**Requirements**
Only the number is wanted: count the lines in the data with "picture" in them.
>> Start Recorded information
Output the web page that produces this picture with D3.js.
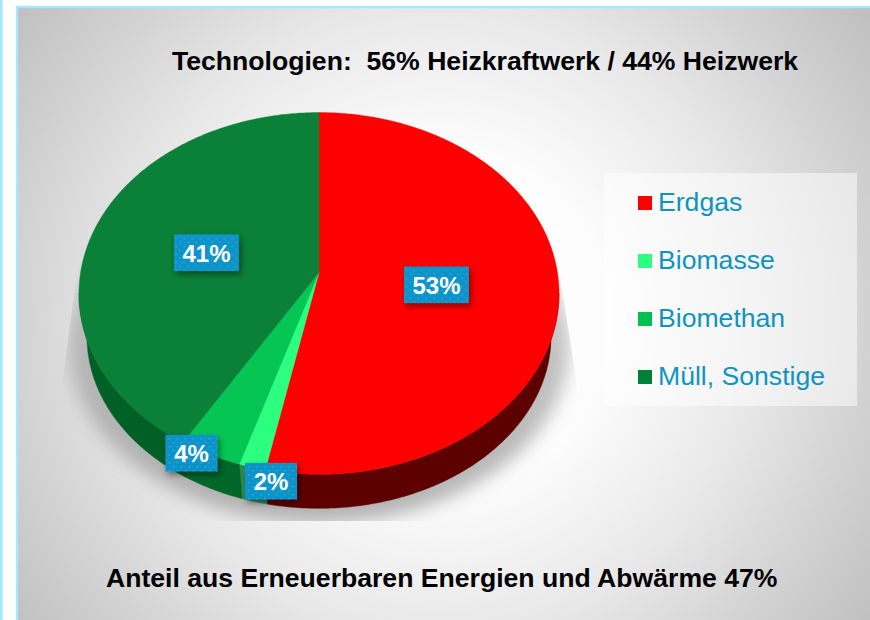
<!DOCTYPE html>
<html>
<head>
<meta charset="utf-8">
<script src="https://cdn.jsdelivr.net/npm/d3@7/dist/d3.min.js"></script>
<style>
html,body{margin:0;padding:0;background:#fff;overflow:hidden}
svg{display:block}
text{font-family:"Liberation Sans",Arial,sans-serif;white-space:pre}
</style>
</head>
<body>
<div id="chart"></div>
<script>
const categories = ["Erdgas", "Biomasse", "Biomethan", "Müll, Sonstige"];
const seriesValues = [53.2, 1.6, 3.8, 41.4];
const sliceColors = ["#ff0000", "#2cff80", "#05c655", "#0a8038"];
const legendColors = ["#ff0000", "#2cff80", "#00c050", "#008038"];
const wallColors = ["#5c0000", "#2f8a55", "#00662a", "#006026"];
const titleText = "Technologien:  56% Heizkraftwerk / 44% Heizwerk";
const footerText = "Anteil aus Erneuerbaren Energien und Abwärme 47%";
// layout for the data labels: radial factor and vertical shift per slice
const labelRadial = [0.492, 0.804, 1.30, 0.4864];
const labelShift = [-17.4, 47, -54.8, -17];

const W = 870, H = 620;
const cx = 319, cy = 293, rx = 240, ry = 181;
// perspective of the disc: the pie centre appears above the ellipse centre
const apexY = 272.5, persp = 0.1157, projA = 238.4, projB = 178.5;
// lower rim of the wall
const baseCy = 336, baseRx = 232, baseRy = 172;

const svg = d3.select("#chart").append("svg").attr("width", W).attr("height", H);
const defs = svg.append("defs");

const bg = defs.append("radialGradient").attr("id", "bg")
  .attr("gradientUnits", "userSpaceOnUse")
  .attr("cx", 440).attr("cy", 320).attr("r", 570);
[[0, "#ffffff"], [0.3, "#fcfcfc"], [0.55, "#e8e8e8"], [0.75, "#d2d2d2"], [1, "#b8b8b8"]].forEach(s =>
  bg.append("stop").attr("offset", s[0]).attr("stop-color", s[1]));

const blur = defs.append("filter").attr("id", "blur").attr("x", "-20%").attr("y", "-20%").attr("width", "140%").attr("height", "140%");
blur.append("feGaussianBlur").attr("stdDeviation", 9);
defs.append("clipPath").attr("id", "shadowClip").append("path")
  .attr("d", d3.line()([[80, 250], [62, 385], [62, 521], [577, 521], [577, 385], [556, 250]]) + "Z");

const shadowFill = defs.append("linearGradient").attr("id", "shadowFill").attr("x1", 0).attr("y1", 0).attr("x2", 0).attr("y2", 1);
shadowFill.append("stop").attr("offset", 0).attr("stop-color", "#9a9a9a").attr("stop-opacity", 0);
shadowFill.append("stop").attr("offset", 0.35).attr("stop-color", "#9a9a9a").attr("stop-opacity", 0.55);
shadowFill.append("stop").attr("offset", 1).attr("stop-color", "#a0a0a0").attr("stop-opacity", 0.8);

const dots = defs.append("pattern").attr("id", "dots").attr("patternUnits", "userSpaceOnUse").attr("width", 8).attr("height", 8);
dots.append("rect").attr("width", 8).attr("height", 8).attr("fill", "#0e93c8");
dots.append("rect").attr("x", 1).attr("y", 1).attr("width", 1.5).attr("height", 1.5).attr("fill", "#1fb0e8");
dots.append("rect").attr("x", 5).attr("y", 5).attr("width", 1.5).attr("height", 1.5).attr("fill", "#1fb0e8");

const boxShadow = defs.append("filter").attr("id", "boxShadow").attr("x", "-30%").attr("y", "-30%").attr("width", "160%").attr("height", "170%");
boxShadow.append("feDropShadow").attr("dx", 2).attr("dy", 3).attr("stdDeviation", 3).attr("flood-color", "#000").attr("flood-opacity", 0.45);

// frame
svg.append("rect").attr("x", 0).attr("y", 0).attr("width", 2.7).attr("height", H).attr("fill", "#a6e8ff");
svg.append("rect").attr("x", 17).attr("y", 7).attr("width", W).attr("height", H).attr("fill", "url(#bg)").attr("stroke", "#a6e8ff").attr("stroke-width", 2.4);

// soft shadow under the pie
svg.append("g").attr("clip-path", "url(#shadowClip)")
  .append("ellipse").attr("cx", cx).attr("cy", 345).attr("rx", 250).attr("ry", 178)
  .attr("fill", "url(#shadowFill)").attr("filter", "url(#blur)");

const pie = d3.pie().sort(null).value(d => d)(seriesValues);

// angle on the pie -> point on the drawn upper rim
const rim = a => {
  const s = Math.sin(a), c = Math.cos(a), w = 1 + persp * c;
  return [cx + projA * s / w, apexY - projB * c / w];
};
// same angle on the lower rim of the wall
const baseRim = a => {
  const p = rim(a);
  return [cx + (p[0] - cx) * baseRx / rx, baseCy + (p[1] - cy) * baseRy / ry];
};
const angleSteps = (a0, a1) => d3.range(a0, a1, 0.01).concat([a1]);
const line = d3.line();

// side wall, only where the rim faces the viewer
const wallFrom = Math.acos(-persp), wallTo = 2 * Math.PI - wallFrom;
const wall = svg.append("g");
pie.forEach((s, i) => {
  const a0 = Math.max(s.startAngle, wallFrom), a1 = Math.min(s.endAngle, wallTo);
  if (a1 <= a0) return;
  const angles = angleSteps(a0, a1);
  const outline = angles.map(rim).concat(angles.slice().reverse().map(baseRim));
  wall.append("path").attr("d", line(outline) + "Z").attr("fill", wallColors[i]).attr("stroke", wallColors[i]).attr("stroke-width", 0.5);
});

// top face
svg.append("g").selectAll("path").data(pie).join("path")
  .attr("d", d => line([[cx, apexY]].concat(angleSteps(d.startAngle, d.endAngle).map(rim))) + "Z")
  .attr("fill", (d, i) => sliceColors[i])
  .attr("stroke", (d, i) => sliceColors[i]).attr("stroke-width", 0.4);

// legend
svg.append("rect").attr("x", 604).attr("y", 173).attr("width", 253).attr("height", 233).attr("fill", "#ffffff").attr("fill-opacity", 0.5);
const legendY = d3.scalePoint().domain(categories).range([203, 377]);
const legend = svg.append("g").selectAll("g").data(categories).join("g");
legend.append("rect").attr("x", 638).attr("y", d => legendY(d) - 7).attr("width", 14).attr("height", 14).attr("fill", (d, i) => legendColors[i]);
legend.append("text").attr("x", 658).attr("y", d => legendY(d) + 7.5).attr("font-size", 26.6).attr("fill", "#0f94c0").text(d => d);

// data labels
const labels = svg.append("g").selectAll("g").data(pie).join("g")
  .attr("transform", (d, i) => {
    const m = (d.startAngle + d.endAngle) / 2;
    return `translate(${cx + rx * labelRadial[i] * Math.sin(m)},${cy - ry * labelRadial[i] * Math.cos(m) + labelShift[i]})`;
  });
labels.append("rect")
  .attr("x", d => d.value >= 10 ? -32.5 : -26).attr("y", -18)
  .attr("width", d => d.value >= 10 ? 65 : 52).attr("height", 36.5)
  .attr("fill", "url(#dots)").attr("filter", "url(#boxShadow)");
labels.append("text").attr("text-anchor", "middle").attr("y", 9).attr("font-size", 24).attr("font-weight", 700).attr("fill", "#fff").text(d => Math.round(d.value) + "%");

// titles
svg.append("text").attr("x", 172).attr("y", 70).attr("font-size", 26.6).attr("font-weight", 700).attr("fill", "#000").text(titleText);
svg.append("text").attr("x", 106).attr("y", 587).attr("font-size", 26.6).attr("font-weight", 700).attr("fill", "#000").text(footerText);
</script>
</body>
</html>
>> End Recorded information
**Exercise answer**
1